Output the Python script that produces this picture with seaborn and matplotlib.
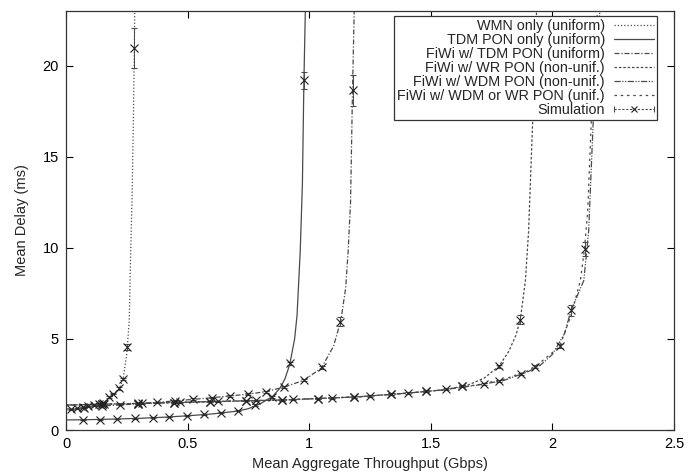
import numpy as np
import matplotlib
matplotlib.use("Agg")
import matplotlib.pyplot as plt
import seaborn as sns
from matplotlib.lines import Line2D
from matplotlib.legend_handler import HandlerLine2D, HandlerTuple

# analytical curves
wmn_x = [0, 0.05, 0.1, 0.15, 0.18, 0.2, 0.22, 0.235, 0.25, 0.26, 0.266, 0.272, 0.277, 0.281, 0.285]
wmn_y = [1.1, 1.16, 1.25, 1.45, 1.72, 1.95, 2.3, 2.8, 4.2, 6.0, 9.8, 13.0, 17.0, 21.0, 26.0]

tdm_x = [0, 0.1, 0.2, 0.3, 0.4, 0.5, 0.6, 0.7, 0.75, 0.8, 0.85, 0.88, 0.9, 0.92, 0.94,
         0.95, 0.963, 0.972, 0.978, 0.984, 0.988]
tdm_y = [0.55, 0.57, 0.6, 0.64, 0.7, 0.78, 0.88, 1.03, 1.17, 1.45, 1.85, 2.3, 2.8, 3.6, 5.0,
         6.3, 9.8, 13.5, 19.0, 23.0, 26.0]

fiwi_tdm_x = [0, 0.075, 0.15, 0.3, 0.45, 0.6, 0.75, 0.82, 0.9, 0.98, 1.05, 1.1, 1.13, 1.15,
              1.16, 1.17, 1.178, 1.185, 1.19]
fiwi_tdm_y = [1.15, 1.22, 1.32, 1.44, 1.6, 1.77, 1.97, 2.1, 2.37, 2.74, 3.4, 4.6, 6.0, 7.8,
              9.8, 12.5, 18.6, 23.0, 26.0]

wr_nu_x = [0, 0.3, 0.6, 0.9, 1.2, 1.4, 1.55, 1.65, 1.72, 1.78, 1.82, 1.85, 1.868, 1.889,
           1.902, 1.919, 1.935, 1.94]
wr_nu_y = [1.37, 1.46, 1.55, 1.65, 1.82, 2.02, 2.2, 2.45, 2.85, 3.5, 4.3, 5.2, 6.06, 8.2,
           10.9, 17.0, 23.0, 26.0]

wdm_nu_x = [0, 0.3, 0.6, 0.9, 1.2, 1.4, 1.55, 1.7, 1.8, 1.9, 1.95, 2.0, 2.05, 2.077, 2.129,
            2.149, 2.168, 2.195, 2.205]
wdm_nu_y = [1.37, 1.46, 1.56, 1.65, 1.82, 2.02, 2.2, 2.48, 2.72, 3.2, 3.55, 4.15, 5.3, 6.57,
            8.2, 10.9, 17.0, 23.0, 26.0]

unif_x = [0, 0.3, 0.6, 0.9, 1.2, 1.4, 1.55, 1.7, 1.8, 1.9, 1.95, 2.0, 2.03, 2.077, 2.115,
          2.132, 2.145, 2.16, 2.185, 2.195]
unif_y = [1.35, 1.46, 1.56, 1.66, 1.82, 2.02, 2.2, 2.5, 2.78, 3.25, 3.7, 4.25, 4.6, 6.3, 8.2,
          9.94, 12.0, 17.0, 23.0, 26.0]

# simulation points
s_wmn_x = [0.02, 0.045, 0.07, 0.09, 0.115, 0.135, 0.151, 0.178, 0.195, 0.219, 0.236, 0.25, 0.281]
s_wmn_y = [1.15, 1.2, 1.25, 1.3, 1.36, 1.42, 1.5, 1.82, 2.0, 2.28, 2.8, 4.56, 20.98]
s_wmn_e = [0.03, 0.03, 0.03, 0.03, 0.03, 0.04, 0.04, 0.05, 0.05, 0.06, 0.08, 0.15, 1.1]

s_tdm_x = [0.069, 0.14, 0.211, 0.284, 0.357, 0.424, 0.497, 0.568, 0.638, 0.709, 0.778,
           0.846, 0.919, 0.978]
s_tdm_y = [0.55, 0.57, 0.6, 0.64, 0.68, 0.72, 0.78, 0.86, 0.94, 1.06, 1.37, 1.82, 3.65, 19.19]
s_tdm_e = [0.02, 0.02, 0.02, 0.02, 0.02, 0.02, 0.02, 0.02, 0.03, 0.03, 0.04, 0.05, 0.1, 0.45]

s_fiwi_tdm_x = [0.075, 0.15, 0.223, 0.298, 0.373, 0.449, 0.524, 0.6, 0.675, 0.75, 0.823,
                0.898, 0.977, 1.052, 1.128, 1.178]
s_fiwi_tdm_y = [1.22, 1.32, 1.38, 1.44, 1.51, 1.6, 1.7, 1.77, 1.86, 1.97, 2.1, 2.37, 2.74,
                3.43, 5.93, 18.64]
s_fiwi_tdm_e = [0.03, 0.03, 0.03, 0.03, 0.03, 0.03, 0.03, 0.03, 0.04, 0.04, 0.05, 0.05, 0.06,
                0.08, 0.25, 0.85]

s_wr_nu_x = [0.148, 0.297, 0.445, 0.593, 0.741, 0.887, 1.038, 1.185, 1.336, 1.48, 1.63,
             1.782, 1.868]
s_wr_nu_y = [1.42, 1.46, 1.5, 1.55, 1.6, 1.64, 1.71, 1.81, 1.97, 2.12, 2.43, 3.5, 6.06]
s_wr_nu_e = [0.03, 0.03, 0.03, 0.03, 0.03, 0.03, 0.03, 0.04, 0.04, 0.05, 0.05, 0.08, 0.25]

s_wdm_nu_x = [0.148, 0.297, 0.445, 0.593, 0.741, 0.887, 1.038, 1.185, 1.336, 1.48, 1.63,
              1.782, 1.93, 2.077]
s_wdm_nu_y = [1.41, 1.45, 1.5, 1.55, 1.6, 1.64, 1.71, 1.81, 1.97, 2.12, 2.43, 2.68, 3.47, 6.57]
s_wdm_nu_e = [0.03, 0.03, 0.03, 0.03, 0.03, 0.03, 0.03, 0.04, 0.04, 0.05, 0.05, 0.06, 0.08, 0.3]

s_unif_x = [0.156, 0.312, 0.468, 0.624, 0.78, 0.935, 1.093, 1.248, 1.406, 1.562, 1.717,
            1.872, 2.03, 2.132]
s_unif_y = [1.42, 1.47, 1.52, 1.57, 1.62, 1.68, 1.75, 1.86, 2.02, 2.23, 2.52, 3.07, 4.6, 9.94]
s_unif_e = [0.03, 0.03, 0.03, 0.03, 0.03, 0.03, 0.03, 0.04, 0.04, 0.05, 0.05, 0.06, 0.1, 0.4]

labels = ["WMN only (uniform)", "TDM PON only (uniform)", "FiWi w/ TDM PON (uniform)",
          "FiWi w/ WR PON (non-unif.)", "FiWi w/ WDM PON (non-unif.)",
          "FiWi w/ WDM or WR PON (unif.)", "Simulation"]

sns.set_style("ticks")
plt.rcParams["font.family"] = ["Liberation Sans", "DejaVu Sans"]
plt.rcParams["font.size"] = 10.5

fig, ax = plt.subplots(figsize=(6.92, 4.73), dpi=100)
fig.subplots_adjust(left=0.0954, right=0.974, bottom=0.0909, top=0.977)

gray = "#4a4a4a"
curves = [
    (wmn_x, wmn_y, (0, (1, 1.6))),
    (tdm_x, tdm_y, "-"),
    (fiwi_tdm_x, fiwi_tdm_y, (0, (4, 1.5, 1, 1.5))),
    (wr_nu_x, wr_nu_y, (0, (2, 1.5))),
    (wdm_nu_x, wdm_nu_y, (0, (5, 1.2, 1, 1.2, 1, 1.2))),
    (unif_x, unif_y, (0, (2, 3))),
]
handles = []
for cx, cy, ls in curves:
    sns.lineplot(x=cx, y=cy, ax=ax, color=gray, lw=0.9, linestyle=ls,
                 estimator=None, sort=False, legend=False)
    handles.append(ax.get_lines()[-1])

sims = [(s_wmn_x, s_wmn_y, s_wmn_e), (s_tdm_x, s_tdm_y, s_tdm_e),
        (s_fiwi_tdm_x, s_fiwi_tdm_y, s_fiwi_tdm_e), (s_wr_nu_x, s_wr_nu_y, s_wr_nu_e),
        (s_wdm_nu_x, s_wdm_nu_y, s_wdm_nu_e), (s_unif_x, s_unif_y, s_unif_e)]
for sx, sy, se in sims:
    ax.errorbar(sx, sy, yerr=se, fmt="x", color="#222222", ms=5.5, mew=0.8,
                elinewidth=0.7, ecolor=gray, capsize=2.5, capthick=0.7, ls="none")

ax.set_xlim(0, 2.5)
ax.set_ylim(0, 23)
ax.set_xticks([0, 0.5, 1, 1.5, 2, 2.5])
ax.set_xticklabels(["0", "0.5", "1", "1.5", "2", "2.5"])
ax.set_yticks([0, 5, 10, 15, 20])
ax.tick_params(direction="in", top=True, right=True, length=5, width=0.8, labelsize=10.5,
               colors="black", pad=5)
for sp in ax.spines.values():
    sp.set_color("#333333")
    sp.set_linewidth(0.9)
ax.set_xlabel("Mean Aggregate Throughput (Gbps)", fontsize=10.5, labelpad=4)
ax.set_ylabel("Mean Delay (ms)", fontsize=10.5, labelpad=10)

# simulation legend entry: |---x---|
caps = Line2D([], [], color=gray, lw=0.8, ls=(0, (2, 1.5)), marker="|", ms=5, mew=0.8)
xm = Line2D([], [], color="#222222", ls="none", marker="x", ms=5, mew=0.8)
handles.append((caps, xm))
leg = ax.legend(handles, labels, loc="upper right",
                bbox_to_anchor=(0.972, 0.987), borderaxespad=0, markerfirst=False,
                fancybox=False, framealpha=1, edgecolor="#333333", fontsize=10.4,
                handlelength=2.8, labelspacing=0.0, borderpad=0.2, handletextpad=0.6,
                handler_map={tuple: HandlerTuple(ndivide=1, pad=0),
                             caps: HandlerLine2D(numpoints=2, marker_pad=0),
                             xm: HandlerLine2D(numpoints=1)})
leg.get_frame().set_linewidth(0.9)
vp = leg._legend_box._children[-1]._children[0]
vp.align = "right"
for t in leg.get_texts():
    t.set_ha("right")

fig.savefig("out.png", dpi=100)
——
■ **Directive**: From the first line above down to the line with "9.94, 12.0, 17.0, 23.0, 26.0]", reproduce every line and no others, omitting pictures.

■ **Output below**:
Output the Python script that produces this picture with seaborn and matplotlib.
import numpy as np
import matplotlib
matplotlib.use("Agg")
import matplotlib.pyplot as plt
import seaborn as sns
from matplotlib.lines import Line2D
from matplotlib.legend_handler import HandlerLine2D, HandlerTuple

# analytical curves
wmn_x = [0, 0.05, 0.1, 0.15, 0.18, 0.2, 0.22, 0.235, 0.25, 0.26, 0.266, 0.272, 0.277, 0.281, 0.285]
wmn_y = [1.1, 1.16, 1.25, 1.45, 1.72, 1.95, 2.3, 2.8, 4.2, 6.0, 9.8, 13.0, 17.0, 21.0, 26.0]

tdm_x = [0, 0.1, 0.2, 0.3, 0.4, 0.5, 0.6, 0.7, 0.75, 0.8, 0.85, 0.88, 0.9, 0.92, 0.94,
         0.95, 0.963, 0.972, 0.978, 0.984, 0.988]
tdm_y = [0.55, 0.57, 0.6, 0.64, 0.7, 0.78, 0.88, 1.03, 1.17, 1.45, 1.85, 2.3, 2.8, 3.6, 5.0,
         6.3, 9.8, 13.5, 19.0, 23.0, 26.0]

fiwi_tdm_x = [0, 0.075, 0.15, 0.3, 0.45, 0.6, 0.75, 0.82, 0.9, 0.98, 1.05, 1.1, 1.13, 1.15,
              1.16, 1.17, 1.178, 1.185, 1.19]
fiwi_tdm_y = [1.15, 1.22, 1.32, 1.44, 1.6, 1.77, 1.97, 2.1, 2.37, 2.74, 3.4, 4.6, 6.0, 7.8,
              9.8, 12.5, 18.6, 23.0, 26.0]

wr_nu_x = [0, 0.3, 0.6, 0.9, 1.2, 1.4, 1.55, 1.65, 1.72, 1.78, 1.82, 1.85, 1.868, 1.889,
           1.902, 1.919, 1.935, 1.94]
wr_nu_y = [1.37, 1.46, 1.55, 1.65, 1.82, 2.02, 2.2, 2.45, 2.85, 3.5, 4.3, 5.2, 6.06, 8.2,
           10.9, 17.0, 23.0, 26.0]

wdm_nu_x = [0, 0.3, 0.6, 0.9, 1.2, 1.4, 1.55, 1.7, 1.8, 1.9, 1.95, 2.0, 2.05, 2.077, 2.129,
            2.149, 2.168, 2.195, 2.205]
wdm_nu_y = [1.37, 1.46, 1.56, 1.65, 1.82, 2.02, 2.2, 2.48, 2.72, 3.2, 3.55, 4.15, 5.3, 6.57,
            8.2, 10.9, 17.0, 23.0, 26.0]

unif_x = [0, 0.3, 0.6, 0.9, 1.2, 1.4, 1.55, 1.7, 1.8, 1.9, 1.95, 2.0, 2.03, 2.077, 2.115,
          2.132, 2.145, 2.16, 2.185, 2.195]
unif_y = [1.35, 1.46, 1.56, 1.66, 1.82, 2.02, 2.2, 2.5, 2.78, 3.25, 3.7, 4.25, 4.6, 6.3, 8.2,
          9.94, 12.0, 17.0, 23.0, 26.0]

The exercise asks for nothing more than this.